Seeking Job at JNU? Better Brush Up on 'Gaushalas, Baby and Animal Ethics'
Seeking Job at JNU? Better Brush Up on 'Gaushalas, Baby and Animal Ethics'
The bizarre interview questions came to light in an email sent by a Delhi University professor to his colleagues in DU and JNU.

New Delhi: ‘Have you ever visited a gaushala’, ‘do you have knowledge of animal and baby ethics’, ‘why not focus on Indian thinkers’.

These are some of the questions that make up Jawaharlal Nehru University’s (JNU) criteria to hire professors.

The bizarre interview questions came to light in an email sent by a Delhi University professor to his colleagues in DU and JNU. The email was sent by the Assistant Professor in DU’s Department of English in October and has been accessed by News18.com.

In the email, the professor said he had met the JNU selection committee, which included Vice Chancellor M Jagadesh Kumar, to present his research on the idea of “aesthetic regime” as proposed by French philosopher Jacques Rancière.

The professor told his colleagues that the Vice-Chancellor kept “nudging” him to end the eight-minute-long presentation and then “shook his head” and said he should instead have focused on “baby ethics and animal ethics”.

“You should pay more attention to different kinds of ethics like baby ethics and animal ethics,” the email quoted V-C Jagadesh Kumar as saying.

When the professor mentioned that his research had found a place in the prestigious New Literary History, the other members of the selection committee reportedly told him to move on from “foreign thinkers” and concentrate on “our own tradition”.

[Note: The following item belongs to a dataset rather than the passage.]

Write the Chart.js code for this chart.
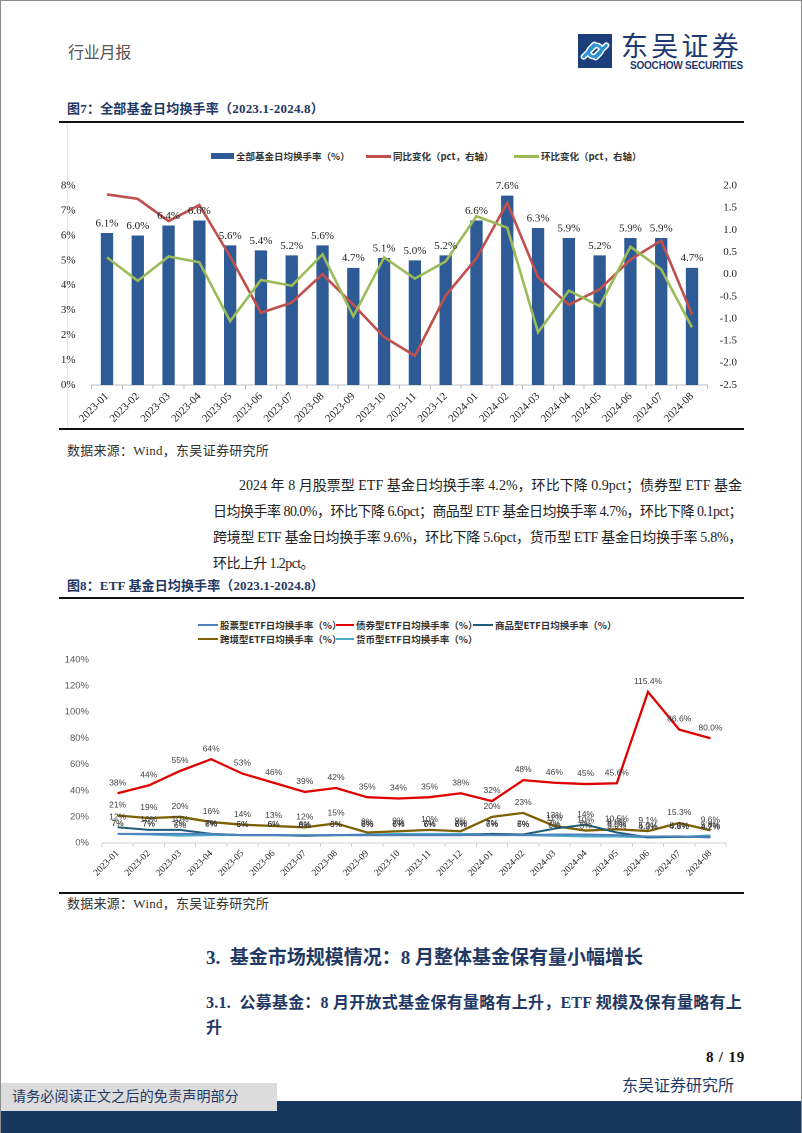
<!DOCTYPE html>
<html>
<head>
<meta charset="utf-8">
<script src="https://cdn.jsdelivr.net/npm/chart.js@4.4.1/dist/chart.umd.min.js"></script>
<style>
  html, body { margin: 0; padding: 0; background: #fff; }
  #page { position: relative; width: 802px; height: 1133px; overflow: hidden; box-sizing: border-box;
          border: 1px solid #8c8c8c; border-bottom: none;
          font-family: "Liberation Serif", "Noto Sans CJK SC", serif; color: #222; }
  .t { position: absolute; white-space: nowrap; display: inline-block; }
  .rule { position: absolute; left: 58px; width: 685px; height: 2px; background: #111; }
  .navy { color: #1f3864; }
  .lg { position: absolute; font-size: 9.5px; font-weight: bold; color: #333; white-space: nowrap;
        font-family: "Noto Sans CJK SC", sans-serif; line-height: 12px; }
  .sw { position: absolute; }
</style>
</head>
<body>
<div id="page">
  <div class="t" data-w="63" style="left:67px;top:41px;font-size:16px;line-height:22px;color:#555;">行业月报</div>

  <svg style="position:absolute;left:577px;top:33px" width="34" height="34" viewBox="0 0 34 34">
    <rect width="34" height="34" fill="#1c3f7c"/>
    <g transform="rotate(-45 17 17)" fill="none" stroke-linecap="round">
      <path d="M5 13 H19 A4.5 4.5 0 0 1 19 22 H13" stroke="#ffffff" stroke-width="6"/>
      <path d="M29 21 H15 A4.5 4.5 0 0 1 15 12 H21" stroke="#ffffff" stroke-width="6"/>
      <path d="M5 13 H19 A4.5 4.5 0 0 1 19 22 H13" stroke="#2b92d6" stroke-width="3"/>
      <path d="M29 21 H15 A4.5 4.5 0 0 1 15 12 H21" stroke="#2b92d6" stroke-width="3"/>
    </g>
  </svg>
  <div class="t" data-w="121" style="left:620px;top:30px;font-size:27px;line-height:28px;color:#1f3a70;font-family:'Noto Sans CJK SC',sans-serif;">东吴证券</div>
  <div class="t" data-w="113" style="left:629px;top:59px;font-size:10px;line-height:11px;font-weight:bold;color:#1f3a70;font-family:'Liberation Sans',sans-serif;">SOOCHOW SECURITIES</div>

  <div class="t navy" data-w="257" style="left:66px;top:99px;font-size:13px;line-height:18px;font-weight:bold;">图7：全部基金日均换手率（2023.1-2024.8）</div>
  <div class="rule" style="top:120px;"></div>
  <div style="position:absolute;left:66px;top:122px;width:1px;height:305px;background:#e6e6e6;"></div>

  <div id="legend1"></div>
  <canvas id="chart1" width="690" height="258" style="position:absolute;left:60px;top:170px;"></canvas>
  <div class="rule" style="top:427px;"></div>

  <div class="t" data-w="202" style="left:66px;top:441px;font-size:13px;line-height:18px;color:#333;">数据来源：Wind，东吴证券研究所</div>

  <div class="t" data-w="503" style="left:238px;top:475px;font-size:14px;line-height:19px;">2024 年 8 月股票型 ETF 基金日均换手率 4.2%，环比下降 0.9pct；债券型 ETF 基金</div>
  <div class="t" data-w="529" style="left:212px;top:501px;font-size:14px;line-height:19px;">日均换手率 80.0%，环比下降 6.6pct；商品型 ETF 基金日均换手率 4.7%，环比下降 0.1pct；</div>
  <div class="t" data-w="529" style="left:212px;top:527px;font-size:14px;line-height:19px;">跨境型 ETF 基金日均换手率 9.6%，环比下降 5.6pct，货币型 ETF 基金日均换手率 5.8%，</div>
  <div class="t" data-w="101" style="left:212px;top:553px;font-size:14px;line-height:19px;">环比上升 1.2pct。</div>

  <div class="t navy" data-w="257" style="left:66px;top:576px;font-size:13px;line-height:18px;font-weight:bold;">图8：ETF 基金日均换手率（2023.1-2024.8）</div>
  <div class="rule" style="top:596px;"></div>

  <div id="legend2"></div>
  <canvas id="chart2" width="690" height="240" style="position:absolute;left:58px;top:648px;"></canvas>
  <div class="rule" style="top:891px;"></div>

  <div class="t" data-w="202" style="left:66px;top:894px;font-size:13px;line-height:18px;color:#333;">数据来源：Wind，东吴证券研究所</div>

  <div class="t navy" data-w="437" style="left:205px;top:944px;font-size:19px;line-height:26px;font-weight:bold;">3.&nbsp;&nbsp;基金市场规模情况：8 月整体基金保有量小幅增长</div>
  <div class="t navy" data-w="536" style="left:205px;top:991px;font-size:16px;line-height:22px;font-weight:bold;">3.1.&nbsp;&nbsp;公募基金：8 月开放式基金保有量略有上升，ETF 规模及保有量略有上</div>
  <div class="t navy" style="left:205px;top:1016px;font-size:16px;line-height:22px;font-weight:bold;">升</div>

  <div class="t" data-w="39" style="left:705px;top:1046px;font-size:15px;line-height:20px;font-weight:bold;color:#111;">8 / 19</div>
  <div class="t navy" data-w="112" style="left:621px;top:1074px;font-size:16px;line-height:22px;">东吴证券研究所</div>

  <div style="position:absolute;left:0;top:1100px;width:802px;height:33px;background:#17375e;"></div>
  <div style="position:absolute;left:0;top:1082px;width:276px;height:28px;background:#dcdcdc;"></div>
  <div class="t navy" data-w="227" style="left:11px;top:1086px;font-size:14px;line-height:19px;">请务必阅读正文之后的免责声明部分</div>
</div>

<script>
// ---- data ----
const months = ['2023-01', '2023-02', '2023-03', '2023-04', '2023-05', '2023-06', '2023-07', '2023-08',
                '2023-09', '2023-10', '2023-11', '2023-12', '2024-01', '2024-02', '2024-03', '2024-04',
                '2024-05', '2024-06', '2024-07', '2024-08'];

// 图7
const allFundTurnover = [6.1, 6.0, 6.4, 6.6, 5.6, 5.4, 5.2, 5.6, 4.7, 5.1, 5.0, 5.2, 6.6, 7.6, 6.3, 5.9, 5.2, 5.9, 5.9, 4.7];
const yoyChange = [1.8, 1.7, 1.2, 1.56, 0.4, -0.87, -0.64, 0.0, -0.69, -1.42, -1.84, -0.48, 0.36, 1.61, -0.07, -0.69, -0.34, 0.33, 0.76, -0.91];
const momChange = [0.38, -0.15, 0.4, 0.27, -1.06, -0.13, -0.26, 0.45, -0.95, 0.38, -0.1, 0.29, 1.31, 1.05, -1.31, -0.37, -0.72, 0.62, 0.11, -1.2];
const leftTicks = [0, 1, 2, 3, 4, 5, 6, 7, 8];
const rightTicks = [-2.5, -2.0, -1.5, -1.0, -0.5, 0.0, 0.5, 1.0, 1.5, 2.0];
const chart1Names = ['全部基金日均换手率（%）', '同比变化（pct，右轴）', '环比变化（pct，右轴）'];

// 图8
const stockEtf = [7, 7, 7, 7, 6, 6, 6, 6, 6, 6, 6, 6, 6, 6, 6.5, 6.5, 6, 5, 5.1, 4.2];
const bondEtf = [38, 44, 55, 64, 53, 46, 39, 42, 35, 34, 35, 38, 32, 48, 46, 45, 45.6, 115.4, 86.6, 80.0];
const commodityEtf = [12, 10, 10, 7, 6, 6, 5.5, 6, 6, 6, 6, 6, 7, 6.5, 11, 14, 8, 4.3, 4.8, 4.7];
const crossBorderEtf = [21, 19, 20, 16, 14, 13, 12, 15, 8, 9, 10, 9, 20, 23, 13, 9.5, 10.5, 9.1, 15.3, 9.6];
const moneyEtf = [7, 6.5, 5.5, 6, 6, 6, 5.5, 6, 6.5, 7, 7, 7, 6.5, 6, 5.5, 5, 5, 4.3, 4.6, 5.8];
const etfTicks = [0, 20, 40, 60, 80, 100, 120, 140];
const chart2Names = ['股票型ETF日均换手率（%）', '债券型ETF日均换手率（%）', '商品型ETF日均换手率（%）',
                     '跨境型ETF日均换手率（%）', '货币型ETF日均换手率（%）'];

const c1Colors = ['#2e5a96', '#c0504d', '#9bbb59'];
const c2Colors = ['#4f81bd', '#e00000', '#1f5c78', '#7f6000', '#4bacc6'];

// stretch text to the width measured on the reference
document.querySelectorAll('[data-w]').forEach(el => {
    const w = parseFloat(el.dataset.w);
    const n = el.textContent.length;
    const actual = el.getBoundingClientRect().width;
    el.style.letterSpacing = ((w - actual) / n) + 'px';
});

// html legends
function addLegend(holderId, items) {
    const holder = document.getElementById(holderId);
    items.forEach(it => {
        const sw = document.createElement('div');
        sw.className = 'sw';
        sw.style.cssText = `left:${it.x}px;top:${it.y - it.h / 2}px;width:${it.w}px;height:${it.h}px;background:${it.color};`;
        holder.appendChild(sw);
        const tx = document.createElement('div');
        tx.className = 'lg';
        tx.textContent = it.name;
        tx.style.left = (it.x + it.w + 2) + 'px';
        tx.style.top = (it.y - 6) + 'px';
        holder.appendChild(tx);
    });
}
addLegend('legend1', [
    { x: 210, y: 155, w: 23, h: 6, color: c1Colors[0], name: chart1Names[0] },
    { x: 365, y: 155, w: 25, h: 3, color: c1Colors[1], name: chart1Names[1] },
    { x: 513, y: 155, w: 25, h: 3, color: c1Colors[2], name: chart1Names[2] }
]);
addLegend('legend2', [
    { x: 197, y: 624, w: 20, h: 2, color: c2Colors[0], name: chart2Names[0] },
    { x: 335, y: 624, w: 18, h: 2, color: c2Colors[1], name: chart2Names[1] },
    { x: 472, y: 624, w: 20, h: 2, color: c2Colors[2], name: chart2Names[2] },
    { x: 197, y: 638, w: 20, h: 2, color: c2Colors[3], name: chart2Names[3] },
    { x: 335, y: 638, w: 18, h: 2, color: c2Colors[4], name: chart2Names[4] }
]);

// value labels above points / bars
const valueLabels = {
    id: 'valueLabels',
    afterDatasetsDraw(chart, args, opts) {
        const ctx = chart.ctx;
        ctx.save();
        ctx.font = opts.font;
        ctx.fillStyle = opts.color;
        ctx.textAlign = 'center';
        ctx.textBaseline = 'bottom';
        chart.data.datasets.forEach((ds, di) => {
            if (opts.only && !opts.only.includes(di)) return;
            chart.getDatasetMeta(di).data.forEach((el, i) => {
                ctx.fillText(opts.format(ds.data[i], i), el.x, el.y - opts.offset);
            });
        });
        ctx.restore();
    }
};

const serif = '"Liberation Serif", "Times New Roman", serif';

// ---- 图7 ----
new Chart(document.getElementById('chart1'), {
    data: {
        labels: months,
        datasets: [
            { type: 'bar', label: chart1Names[0], data: allFundTurnover, backgroundColor: c1Colors[0],
              yAxisID: 'y', categoryPercentage: 1, barPercentage: 0.4, order: 2 },
            { type: 'line', label: chart1Names[1], data: yoyChange, borderColor: c1Colors[1], borderWidth: 2.6,
              pointRadius: 0, tension: 0, yAxisID: 'y1', order: 1 },
            { type: 'line', label: chart1Names[2], data: momChange, borderColor: c1Colors[2], borderWidth: 2.6,
              pointRadius: 0, tension: 0, yAxisID: 'y1', order: 0 }
        ]
    },
    options: {
        responsive: false,
        animation: false,
        devicePixelRatio: 2,
        layout: { padding: { top: 8, right: 14, left: 0, bottom: 0 } },
        plugins: {
            legend: { display: false },
            tooltip: { enabled: false },
            valueLabels: { only: [0], font: '11px ' + serif, color: '#222', offset: 4,
                           format: v => v.toFixed(1) + '%' }
        },
        scales: {
            x: {
                offset: true,
                grid: { display: true, drawOnChartArea: false, drawTicks: true, tickLength: 4, offset: true, color: '#bfbfbf' },
                border: { color: '#bfbfbf' },
                ticks: { autoSkip: false, minRotation: 45, maxRotation: 45, padding: 1,
                         font: { family: serif, size: 11 }, color: '#222' },
                afterFit: s => { s.height = 44; }
            },
            y: {
                position: 'left', min: 0, max: 8,
                grid: { display: false }, border: { display: false },
                afterBuildTicks: s => { s.ticks = leftTicks.map(v => ({ value: v })); },
                ticks: { padding: 8, font: { family: serif, size: 11 }, color: '#222', callback: v => v + '%' },
                afterFit: s => { s.width = 30.6; }
            },
            y1: {
                position: 'right', min: -2.5, max: 2.0,
                grid: { display: false }, border: { display: false },
                afterBuildTicks: s => { s.ticks = rightTicks.map(v => ({ value: v })); },
                ticks: { crossAlign: 'far', padding: 4, font: { family: serif, size: 11 }, color: '#222',
                         callback: v => v.toFixed(1) },
                afterFit: s => { s.width = 29.6; }
            }
        }
    },
    plugins: [valueLabels]
});

// ---- 图8 ----
const etfSeries = [stockEtf, bondEtf, commodityEtf, crossBorderEtf, moneyEtf];
new Chart(document.getElementById('chart2'), {
    type: 'line',
    data: {
        labels: months,
        datasets: etfSeries.map((d, i) => ({
            label: chart2Names[i], data: d, borderColor: c2Colors[i], borderWidth: i === 1 || i === 3 ? 2.3 : 2,
            pointRadius: 0, tension: 0, order: i === 1 ? 0 : 1
        }))
    },
    options: {
        responsive: false,
        animation: false,
        devicePixelRatio: 2,
        layout: { padding: { top: 9, right: 23, left: 0, bottom: 0 } },
        plugins: {
            legend: { display: false },
            tooltip: { enabled: false },
            valueLabels: { font: '8.5px "Liberation Sans", Arial, sans-serif', color: '#404040', offset: 6,
                           format: (v, i) => (i >= 16 ? v.toFixed(1) : Math.round(v)) + '%' }
        },
        scales: {
            x: {
                offset: true,
                grid: { display: true, drawOnChartArea: false, drawTicks: true, tickLength: 4, offset: true, color: '#d0d0d0' },
                border: { color: '#d0d0d0' },
                ticks: { autoSkip: false, minRotation: 45, maxRotation: 45, padding: 1,
                         font: { family: serif, size: 9.5 }, color: '#222' },
                afterFit: s => { s.height = 46; }
            },
            y: {
                min: 0, max: 140,
                grid: { display: false }, border: { display: false },
                afterBuildTicks: s => { s.ticks = etfTicks.map(v => ({ value: v })); },
                ticks: { padding: 5, font: { family: '"Liberation Sans", Arial, sans-serif', size: 9.5 }, color: '#595959',
                         callback: v => v + '%' },
                afterFit: s => { s.width = 43; }
            }
        }
    },
    plugins: [valueLabels]
});
</script>
</body>
</html>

“One gentleman in the group thought that others were being too roundabout it, and directly asked me if I had “generated” any work on “Indian” authors. I told him that I had indeed worked on Bangla literature, and published on the early novels of Bankim Chandra Chattopadhyay. He summarily dismissed it, and said he meant Indians like Panini and Bhartrihari (sic),” the email said.

Signing off the email, the professor said, “Clearly, even Bankim is not enough Indian for him!”

News18.com contacted Vice-Chancellor to elaborate on “baby and animal ethics” and whether research on Indian thinkers was a requirement for hiring. The V-C, however, did not respond.

A similar experience was shared by Devesh Birwal, an Economics professor in the Delhi University who had appeared before a different Selection Committee for the post of Assistant Professor in JNU’s School of Social Sciences.

Gaushalas formed a major part of the interview, Birwal told News18.com. ‘Have you visited a gaushala? Is there a gaushala around your work area?’ were some of the questions thrown at Birwal, who studied economics from JNU and focusses on livestock holding of farmers.

“But in my interview all the interest was on my visit to gaushalas. I was surprised that just because I have studied livestock and animal husbandry I was asked about gaushala. This was also shocking because the government is very seriously working on doubling farmers’ income, in which livestock plays an important part. There could have been questions on my work or the disposal of cattle,” said Birwal.

The panel that Birwal appeared before had three external members — NK Taneja, the V-C of Meerut’s Chaudhary Charan Singh University; Mohal Lal Chhippa, the former V-C of Atal Bihari Vajpayee Hindi Vishwavidyalaya in Bhopal; and Professor Naresh K Sharma, Economics Dean in the University of Hyderabad.

When contacted, VK Taneja said he wasn’t the one who asked the gaushala question, but didn’t remember who did.